İran'ın aşı ithal etmemesi ve yerli aşıya umut bağlaması nedeniyle sürecin geciktiğini ifade eden Seyyari, "Yetkililer sürekli olarak halka virüsü ciddiye almaları çağrısında bulunuyor ancak kendileri ciddiye almadı. Ölü sayısı da artık normalleşti. Yetkililer yerli aşı yetişene kadar günde 90-100 kişinin ölmesini normal görmeye başladı." dedi.
Askerlik yaptığını belirten Kazım Ahundi de babasının Kovid-19'a yakalandığını ve 12 gündür hastanede yattığını anlattı.
Ahundi, "Çok ağır şartlarla karşı karşıyayız. Herkes, virüsün daha fazla yayılmaması için çaba göstermeli." dedi.
- "Halk kurallara uysun fakat hükümetin görevi de aşılamayı yapmak"
Tahranlı Beşir Rastgar da aşılamanın geç başlaması nedeniyle hükümeti eleştirerek, şöyle konuştu:
"Hükümet sürekli 'oradan 100, buradan 50, şuradan 200 bin aşı aldım' diyor fakat neden şimdiye kadar aşılamaya başlamadı. Tüm dünya başladı, bazı ülkeler halkın yarısını aşıladı ancak İran neden aşılamıyor?"

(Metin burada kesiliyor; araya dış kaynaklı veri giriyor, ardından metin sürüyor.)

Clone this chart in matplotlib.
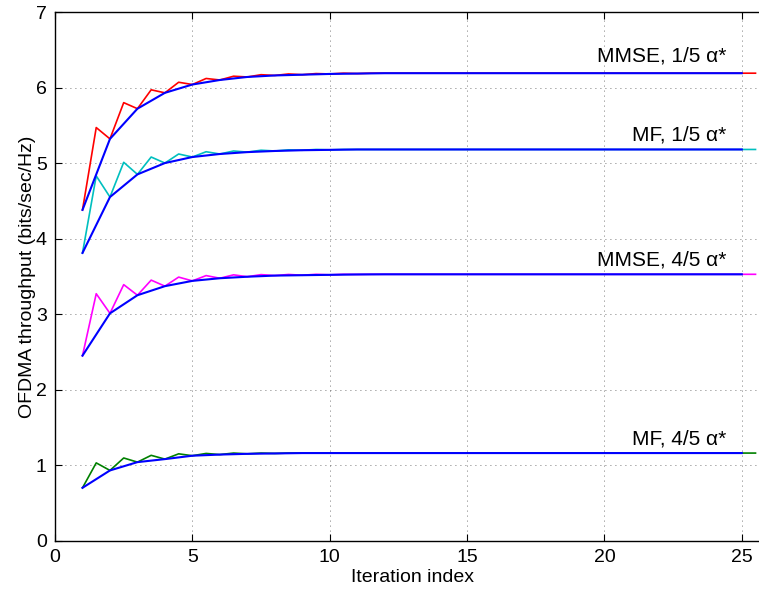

Halkın hem ekonomik kriz hem de salgın nedeniyle büyük zorluk yaşadığını anlatan Rastgar, şu ifadeleri kullandı:
"İran yönetimi neden sürekli olarak ABD ile kavga halinde? Tüm dünya, halkını virüsten kurtarmak için çabalıyor, bizimkiler neden halkını düşünmüyor? Bu şekilde devam ederse insanlar artık her şeyden bıktı. Kısıtlamalar olsun, destekliyoruz. Halk kurallara uysun fakat hükümetin görevi de aşılamayı yapmak. Millet için çaba gösterilmeli. Çünkü bu, tüm halkın sorunu."